« Homme libre, toujours tu chériras la mer ! » Il n’y a rien de plus vrai que ce vers d’un poème de Baudelaire et j’ai la chance de le vérifier tous les jours lorsque je suis dans ma maison du sud. Les sons, les couleurs, tout m’enchante. Il se trouve que j’ai un projet en cours avec la cuisinière chef du restaurant La Promesse à Ollioules. Elle exploite aussi un restaurant plus petit au centre d’Ollioules, le restaurant Promis !. Valérie Costa et son mari Jean-Marc me reçoivent dans leur restaurant. Comme si nous conspirions, une affichette indique à l’extérieur que le restaurant est privatisé aujourd’hui. Nous pourrons donc bavarder en déjeunant ensemble tous les trois.
Je me doutais que je ne serais pas obligatoirement le client lambda du restaurant aussi ai-je des munitions dans ma musette.
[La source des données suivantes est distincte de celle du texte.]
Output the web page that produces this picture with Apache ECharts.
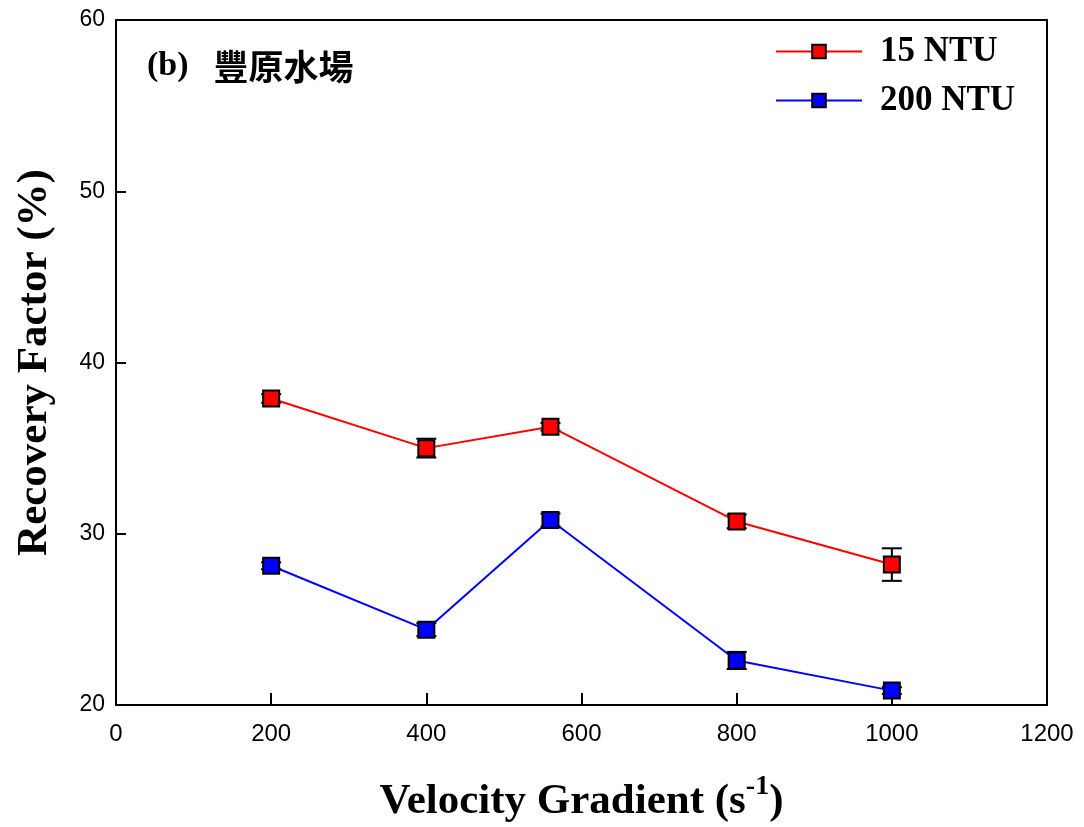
<!DOCTYPE html>
<html>
<head>
<meta charset="utf-8">
<script src="https://cdn.jsdelivr.net/npm/echarts@6/dist/echarts.min.js"></script>
<style>
    html, body { margin: 0; padding: 0; background: #fff; }
    #chart { width: 1084px; height: 827px; }
</style>
</head>
<body>
<div id="chart"></div>
<script>
// 速度梯度 (s-1)
var velocity = [200, 400, 560, 800, 1000]
// 15 NTU 回收率 及誤差
var ntu15 = [37.9, 35.0, 36.25, 30.72, 28.2]
var ntu15Err = [0.25, 0.55, 0.22, 0.4, 0.95]
// 200 NTU 回收率 及誤差
var ntu200 = [28.13, 24.4, 30.8, 22.6, 20.84]
var ntu200Err = [0.2, 0.38, 0.38, 0.5, 0.2]

var serif = '"Liberation Serif", "Times New Roman", serif'
var sans = '"Liberation Sans", Arial, sans-serif'

function pairs(xs, ys) {
    var out = []
    for (var i = 0; i < xs.length; i++) out.push([xs[i], ys[i]])
    return out
}
function errData(xs, ys, es) {
    var out = []
    for (var i = 0; i < xs.length; i++) out.push([xs[i], ys[i] - es[i], ys[i] + es[i]])
    return out
}

// 誤差棒
function renderErr(params, api) {
    var x = api.value(0)
    var lo = api.coord([x, api.value(1)])
    var hi = api.coord([x, api.value(2)])
    var half = 10
    var st = { stroke: '#000', lineWidth: 2 }
    return {
        type: 'group',
        children: [
            { type: 'line', shape: { x1: lo[0], y1: lo[1], x2: hi[0], y2: hi[1] }, style: st },
            { type: 'line', shape: { x1: lo[0] - half, y1: lo[1], x2: lo[0] + half, y2: lo[1] }, style: st },
            { type: 'line', shape: { x1: hi[0] - half, y1: hi[1], x2: hi[0] + half, y2: hi[1] }, style: st }
        ]
    }
}

var chart = echarts.init(document.getElementById('chart'))

var option = {
    backgroundColor: '#fff',
    animation: false,
    grid: {
        left: 116,
        right: 37,
        top: 20,
        bottom: 122,
        show: true,
        borderColor: '#000',
        borderWidth: 2,
        containLabel: false,
        outerBoundsMode: 'none'
    },
    legend: {
        orient: 'vertical',
        left: 770,
        top: 29,
        itemWidth: 86,
        itemHeight: 17,
        itemGap: 14,
        textStyle: { fontFamily: serif, fontWeight: 'bold', fontSize: 35, color: '#000', padding: [0, 0, 0, 13] },
        data: ['15 NTU', '200 NTU']
    },
    graphic: [{
        type: 'text',
        left: 147,
        top: 49,
        style: {
            text: '{a|(b)}{b|豐原水場}',
            rich: {
                a: { fontFamily: serif, fontWeight: 'bold', fontSize: 34, fill: '#000', verticalAlign: 'middle', lineHeight: 40 },
                b: { fontFamily: '"Noto Sans CJK TC", sans-serif', fontWeight: 'bold', fontSize: 35, fill: '#000', padding: [0, 0, 0, 25], verticalAlign: 'middle', lineHeight: 40 }
            }
        }
    }],
    xAxis: {
        type: 'value',
        min: 0,
        max: 1200,
        interval: 200,
        name: '{n|Velocity Gradient (s}{s|-1}{n|)}',
        nameLocation: 'middle',
        nameGap: 68,
        nameTextStyle: {
            rich: {
                n: { fontFamily: serif, fontWeight: 'bold', fontSize: 43, color: '#000', verticalAlign: 'bottom', lineHeight: 50 },
                s: { fontFamily: serif, fontWeight: 'bold', fontSize: 28, color: '#000', verticalAlign: 'top', lineHeight: 50, padding: [0, 0, 22, 0] }
            }
        },
        axisLine: { onZero: false, lineStyle: { color: '#000', width: 2 } },
        axisTick: { inside: true, length: 12, lineStyle: { color: '#000', width: 2 } },
        axisLabel: {
            fontFamily: sans, fontSize: 24, color: '#000', margin: 17,
            formatter: function (v) { return String(v) }
        },
        splitLine: { show: false }
    },
    yAxis: {
        type: 'value',
        min: 20,
        max: 60,
        interval: 10,
        name: 'Recovery Factor (%)',
        nameLocation: 'middle',
        nameGap: 60,
        nameTextStyle: { fontFamily: serif, fontWeight: 'bold', fontSize: 43, color: '#000' },
        axisLine: { lineStyle: { color: '#000', width: 2 } },
        axisTick: { inside: true, length: 10, lineStyle: { color: '#000', width: 2 } },
        axisLabel: { fontFamily: sans, fontSize: 23, color: '#000', margin: 11 },
        splitLine: { show: false }
    },
    series: [
        {
            name: '15 NTU err',
            type: 'custom',
            renderItem: renderErr,
            encode: { x: 0, y: [1, 2] },
            data: errData(velocity, ntu15, ntu15Err),
            z: 1
        },
        {
            name: '200 NTU err',
            type: 'custom',
            renderItem: renderErr,
            encode: { x: 0, y: [1, 2] },
            data: errData(velocity, ntu200, ntu200Err),
            z: 1
        },
        {
            name: '15 NTU',
            type: 'line',
            data: pairs(velocity, ntu15),
            symbol: 'rect',
            symbolSize: 16,
            lineStyle: { color: '#ff0000', width: 2 },
            itemStyle: { color: '#ff0000', borderColor: '#000', borderWidth: 2 },
            z: 3
        },
        {
            name: '200 NTU',
            type: 'line',
            data: pairs(velocity, ntu200),
            symbol: 'rect',
            symbolSize: 16,
            lineStyle: { color: '#0000ff', width: 2 },
            itemStyle: { color: '#0000ff', borderColor: '#000', borderWidth: 2 },
            z: 3
        }
    ]
}

chart.setOption(option)
</script>
</body>
</html>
J’ouvre donc un Champagne Salon 1997 qui se goûte particulièrement bien en cette phase de sa vie.
Voici le menu que Valérie Costa a composé pour nous trois : jambon de cochon noir de Bigorre de 28 mois de la famille Grau / craquants aux olives noires / gressins au beurre / langoustines tiédies à l’huile d’olive à la mandarine et caviar osciètre Kaviari / filet de veau aux morilles et lard paysan, courge spaghetti à la vapeur / saint-nectaire fermier / la mangue et la passion, biscuit caramélisé, pistaches et coulis chaud de mangue / sablé citron et sablé aux pépites de chocolat.
Le Champagne Salon 1997 a un nez qui s’impose. C’est Jean Paul Belmondo qui disait sur un texte de Michel Audiard : « Quand les types de 130 kilos disent certaines choses, ceux de 60 kilos les écoutent ». Le nez du Salon c’est ça. Il impose le respect. En bouche il combine la puissance, le caractère vineux avec une délicatesse et une douceur rares. Il est floral et en plus vineux. Le jambon délicieux lui convient mais c’est surtout sur les merveilleuses langoustines qu’il devient une évidence. Et curieusement sur ce plat il devient doux, presque sucré tant il envoûte de son charme.
Pour le veau Jean-Marc me fait plusieurs propositions et nous continuons au champagne avec le Champagne Bollinger Grande Année 2005. Il se montre très pertinent sur le filet de veau, sur la morille mais surtout pour moi avec la courge très finement découpée et donc aérienne, qui crée un accord couleur sur couleur. Le Bollinger ne joue pas sur le même registre gastronomique que le Salon. Il est plus carré, solide et droit, sans atteindre la complexité charmeuse du Salon. Il aurait fallu inverser l’ordre des champagnes mais pour le menu cet ordre est le plus pertinent. Le Bollinger est excellent avec le saint-nectaire d’un affinage idéal.
Le dessert se prend avec un Rhum arrangé des Seychelles Le Jardin du Roi, au rhum Takamaka fait avec cannelle, citronnelle, vanille et zeste d’orange. C’est tellement bon qu’on en reprend en oubliant la charge alcoolique masquée par le charme de cette liqueur. L’accord avec la mangue est gourmand.
Avec tant de saveurs généreuses, je ne peux pas dire que nous ayons sérieusement reconstruit le monde, mais nous avons entretenu notre amitié. Ce fut un très beau repas, dans ce joli petit restaurant qui s’animera aux beaux jours lorsque l’on pourra sortir des tables en plein air dans le beau village d’Ollioules.